LEMON VERBENA

Originating from Chile, lemon verbena was introduced into Europe in the late eighteenth century and lemon verbena tea has been popular in France and Spain ever since.

 

Lemon verbena, lippia citriodora, is a beautiful lemon- scented deciduous shrub which, if grown in a sheltered position, can grow up to 6 ft (I .8 metres) high. The leaves are narrow, lance-shaped and deeply veined and they grow in whorls of three along the woody stems; they contain the aromatic oils and when bruised or crushed are refreshingly fragrant. The tiny pale pink flowers grow in loose spikes and are in bloom from July to September.
In the kitchen young lemon verbena leaves are added to fruit salads, fruit drinks and wine cups. Lemon verbena tea, when sweetened with honey and served iced, is deliciously cooling in hot weather.
Lemon verbena is not a hardy shrub and will need either to be protected during the winter months or to be brought indoors. It will grow in well-drained garden soil in a sheltered spot facing south. Lemon verbena is propagated from stem cuttings taken from an established plant at any time during the growing season.
The leaves for drying are at their best just before the flowers fully open. Pick only the perfect leaves and dry and store in the usual way.

MEDICINAL USE

Lemon verbena tea is very pleasant to take and is a useful remedy in mild cases of indigestion and flatulence. It is also calming and sedative and a help to those who cannot sleep due to nervous tension.
* To make lemon verbena tea: Pour 1 cup of boiling water on to 1—2 teaspoons of fresh or dried herb. Leave to infuse for 5—10 minutes, then strain and sweeten with honey. To be effective a small cup of tea can be taken hot last thing at night.

 

BEAUTY CARE

Lemon verbena lotion is good for the complexion and keeps the skin clear of infection.
To make a skin lotion: Follow the same method as described above, using 2 teaspoons of dried herb to 1 cup of boiling water. Pour into screwtop bottles, store in a cool place and use within a few days.

 

The infusion makes a pleasant mouthwash and is good for bad breath.

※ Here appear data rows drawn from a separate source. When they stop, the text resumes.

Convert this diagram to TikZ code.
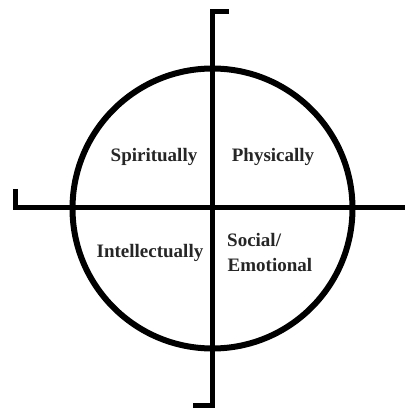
\documentclass[tikz,border=0pt]{standalone}
\usepackage{fontspec}
\setmainfont{Liberation Serif}
\begin{document}
\begin{tikzpicture}[x=1pt,y=1pt,
  axis/.style={line width=5pt, line join=miter, line cap=butt},
  ring/.style={line width=6pt},
  lbl/.style={font=\fontsize{19}{25}\selectfont\bfseries, inner sep=0pt, text=black!85}]
\useasboundingbox[fill=white] (0,0) rectangle (405,410);
\coordinate (topend) at (229,398.5);
\coordinate (top) at (212,398.5);
\coordinate (bot) at (212,4.5);
\coordinate (botend) at (193,4.5);
\coordinate (leftend) at (15.5,221);
\coordinate (left) at (15.5,202);
\coordinate (right) at (405,202);
\coordinate (c) at (212.5,201.5);
\draw[ring] (c) circle (140);
\draw[axis] (topend) -- (top) -- (bot) -- (botend);
\draw[axis] (leftend) -- (left) -- (right);
\node[lbl, anchor=base] (sp) at (154,248) {Spiritually};
\node[lbl, anchor=base] (ph) at (273,248) {Physically};
\node[lbl, anchor=base] (in) at (150,152) {Intellectually};
\node[lbl, anchor=base west] (so) at (227,163) {Social/};
\node[lbl, anchor=base west] (em) at (227.5,138) {Emotional};
\end{tikzpicture}
\end{document}
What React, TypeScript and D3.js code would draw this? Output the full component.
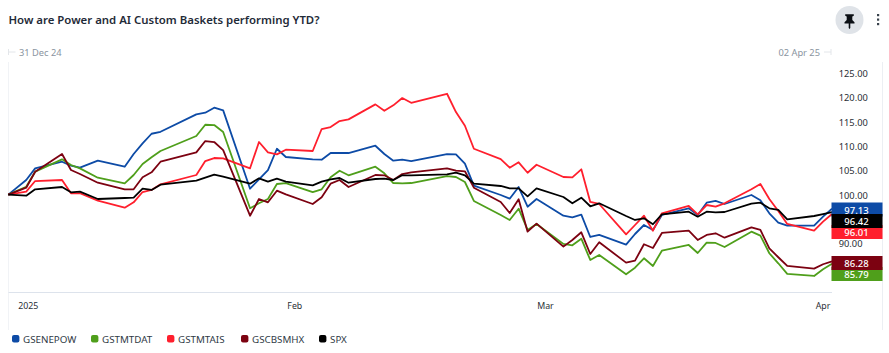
import React from "react";
import * as d3 from "d3";

const dates = ["2024-12-31","2025-01-02","2025-01-03","2025-01-06","2025-01-07","2025-01-08","2025-01-10","2025-01-13","2025-01-14","2025-01-15","2025-01-16","2025-01-17","2025-01-21","2025-01-22","2025-01-23","2025-01-24","2025-01-27","2025-01-28","2025-01-29","2025-01-30","2025-01-31",
"2025-02-03","2025-02-04","2025-02-05","2025-02-06","2025-02-07","2025-02-10","2025-02-11","2025-02-12","2025-02-13","2025-02-14","2025-02-18","2025-02-19","2025-02-20","2025-02-21","2025-02-24","2025-02-25","2025-02-26","2025-02-27","2025-02-28",
"2025-03-03","2025-03-04","2025-03-05","2025-03-06","2025-03-07","2025-03-10","2025-03-11","2025-03-12","2025-03-13","2025-03-14","2025-03-17","2025-03-18","2025-03-19","2025-03-20","2025-03-21","2025-03-24","2025-03-25","2025-03-26","2025-03-27","2025-03-28","2025-03-31","2025-04-01","2025-04-02"];

const GSENEPOW = [100,103.0,105.4,106.76,105.94,105.53,106.97,105.73,108.34,110.54,112.51,112.92,116.5,116.83,117.86,117.32,101.21,103.14,105.05,109.43,107.73,
107.25,107.17,108.55,108.55,108.55,110.05,108.34,106.97,107.17,106.9,108.34,108.28,106.35,101.83,99.92,99.16,101.56,97.51,99.1,
95.66,95.34,95.87,91.29,91.7,89.71,91.9,93.75,92.73,95.81,97.19,95.81,98.34,98.69,98.07,99.92,98.83,96.16,94.23,93.61,93.61,95.46,97.13];
const GSTMTDAT = [100,101.62,104.71,107.25,106.08,105.4,103.47,102.32,104.03,106.29,107.66,108.96,112.04,114.36,114.3,112.86,97.19,98.21,99.1,102.18,102.38,
100.53,101.09,103.55,104.91,103.97,105.73,104.38,102.38,102.32,102.38,103.82,103.62,102.59,98.69,95.81,94.78,97.1,92.73,93.96,
89.85,89.58,90.94,86.56,87.59,83.62,84.98,86.91,85.33,88.47,89.64,88.0,90.12,90.06,89.23,92.38,91.56,87.94,85.88,83.69,83.27,84.65,85.79];
const GSTMTAIS = [100,100.6,102.79,103.0,100.27,100.27,98.75,97.31,98.42,100.53,100.95,102.12,104.03,106.9,107.52,107.46,105.4,110.81,108.69,108.28,109.23,
108.96,113.48,113.89,115.12,115.47,118.55,117.24,118.35,119.85,118.88,120.73,116.97,114.16,109.43,107.31,105.53,106.64,104.5,106.14,
103.62,103.55,105.2,98.48,98.07,91.84,93.75,95.66,92.58,96.16,97.66,95.95,97.86,97.51,98.21,101.09,102.18,99.1,96.63,93.96,92.58,94.43,96.01];
const GSCBSMHX = [100,101.42,104.71,108.34,105.05,104.23,102.44,101.09,101.09,103.55,104.58,106.76,108.69,111.01,110.81,109.16,95.66,99.1,98.42,100.8,100.06,
98.07,99.45,102.24,103.0,101.56,104.03,103.97,103.0,104.23,104.58,105.4,104.91,104.79,101.42,98.48,96.22,99.03,92.38,94.02,
89.3,90.67,92.25,87.79,90.2,86.01,86.42,89.79,89.03,92.11,92.58,90.67,91.7,92.05,91.14,93.28,92.73,88.96,87.12,85.33,84.77,85.68,86.28];
const SPX = [100,99.77,101.09,101.56,100.47,100.6,99.1,99.3,99.36,101.21,100.95,102.03,102.86,103.47,104.09,103.68,102.24,103.35,102.65,103.27,102.65,
101.91,102.65,103.14,103.41,102.44,103.21,103.27,103.0,103.97,103.97,104.17,104.5,103.97,102.24,101.77,101.29,101.29,99.65,101.29,
99.51,98.21,99.36,97.6,98.21,95.6,94.78,95.13,93.9,95.95,96.49,95.46,96.49,96.36,96.42,98.13,98.34,97.19,96.84,94.92,95.6,96.01,96.42];

const seriesNames = ["GSENEPOW","GSTMTDAT","GSTMTAIS","GSCBSMHX","SPX"];
const seriesValues = [GSENEPOW,GSTMTDAT,GSTMTAIS,GSCBSMHX,SPX];
const seriesColors = ["#0d4ba6","#4f9f1b","#ff1f2d","#7c0211","#000000"];

const yTicks = [125,120,115,110,105,100,90];
const monthTicks = ["2025-01-01","2025-02-01","2025-03-01","2025-04-01"];
const monthLabels = ["2025","Feb","Mar","Apr"];
const title = "How are Power and AI Custom Baskets performing YTD?";
const startLabel = "31 Dec 24";
const endLabel = "02 Apr 25";

const FONT = "'Noto Sans', sans-serif";
const parse = d3.utcParse("%Y-%m-%d");

export default function App() {
  const x = d3.scaleUtc()
    .domain([parse(dates[0])!, parse(dates[dates.length - 1])!])
    .range([8.3, 832]);
  const y = d3.scaleLinear().domain([100, 125]).range([194.6, 73]);
  const line = d3.line<number>()
    .x((_, i) => x(parse(dates[i])!))
    .y((v) => y(v));

  // flag boxes, painted in this order so neighbours overlap as in the source
  const flags = [
    { s: 2, top: 225, textY: 232.3 },
    { s: 0, top: 202.5, textY: 210.7 },
    { s: 4, top: 214, textY: 221.8 },
    { s: 1, top: 267, textY: 274.2 },
    { s: 3, top: 256, textY: 264 },
  ];
  const legendX = [12, 91, 167, 241, 319];

  return (
    <svg width={889} height={353} viewBox="0 0 889 353"
      style={{ position: "absolute", left: 0, top: 0, background: "#fff", fontFamily: FONT }}>
      <text x={8.5} y={24} fontSize={11.4} fontWeight={600} fill="#1f2b38">{title}</text>

      <circle cx={849.5} cy={20} r={14} fill="#dfe3e8" />
      <path d="M845.2 14.2h8.6v1.5l-1.5 .7v3.6l2.2 2.2v1.3h-4.2v4.6l-.8 .9-.8-.9v-4.6h-4.2v-1.3l2.2-2.2v-3.6l-1.5-.7z" fill="#0b0f14" />
      {[15, 19.5, 24].map((cy) => <rect key={cy} x={877} y={cy - 1} width={2.2} height={2.2} fill="#39424c" />)}

      <line x1={8.5} x2={8.5} y1={62} y2={330} stroke="#f1f3f6" />
      <line x1={882.5} x2={882.5} y1={62} y2={330} stroke="#eceff3" />
      <path d="M8.5 49v6M8.5 52h7" stroke="#e3e6ea" fill="none" />
      <path d="M831 49v6M831 52h-7" stroke="#e3e6ea" fill="none" />
      <text x={19} y={56.3} fontSize={9.3} fill="#8a94a0">{startLabel}</text>
      <text x={820} y={56.3} fontSize={9.3} fill="#8a94a0" textAnchor="end">{endLabel}</text>

      <line x1={8.5} x2={832} y1={292.5} y2={292.5} stroke="#dde3ec" strokeWidth={1.2} />

      {monthTicks.map((t, i) => (
        <text key={t} x={x(parse(t)!) + (i === 0 ? 1 : 0)} y={309.3} fontSize={8.8} fill="#2a2f36"
          textAnchor={i === 0 ? "start" : "middle"}>{monthLabels[i]}</text>
      ))}

      {yTicks.map((t) => (
        <text key={t} x={838.7} y={y(t) + 4} fontSize={9.3} fill="#2a2f36">{t.toFixed(2)}</text>
      ))}

      {seriesValues.map((vals, i) => (
        <path key={seriesNames[i]} d={line(vals) ?? ""} fill="none" stroke={seriesColors[i]}
          strokeWidth={1.8} strokeLinejoin="round" />
      ))}

      {flags.map((f) => {
        const vals = seriesValues[f.s];
        return (
          <g key={f.s}>
            <rect x={831.5} y={f.top} width={51} height={14} fill={seriesColors[f.s]} />
            <text x={856.5} y={f.textY + 3.3} fontSize={9.5} fontWeight={500} fill="#fff" textAnchor="middle">
              {vals[vals.length - 1].toFixed(2)}
            </text>
          </g>
        );
      })}

      {seriesNames.map((n, i) => (
        <g key={n}>
          <rect x={legendX[i]} y={335} width={7.4} height={7.4} rx={2} fill={seriesColors[i]} />
          <text x={legendX[i] + 11} y={342.5} fontSize={9.8} fill="#2f3a46">{n}</text>
        </g>
      ))}
    </svg>
  );
}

For tired eyes a compress using pieces of lint dipped in lukewarm infusion is refreshing.

* To make an infusion: Pour ½ cup of boiling water on to 1 teaspoon dried herb. Infuse for 5 minutes and strain. Place compresses on closed eyes and lie down and relax for 15 minutes.

* Lemon verbena with its fragrant lemony scent can be included in all potpourris. Lemon verbena sachets add a lovely perfume when laid between clothes and linen. Filled cushions keep a room smelling sweet.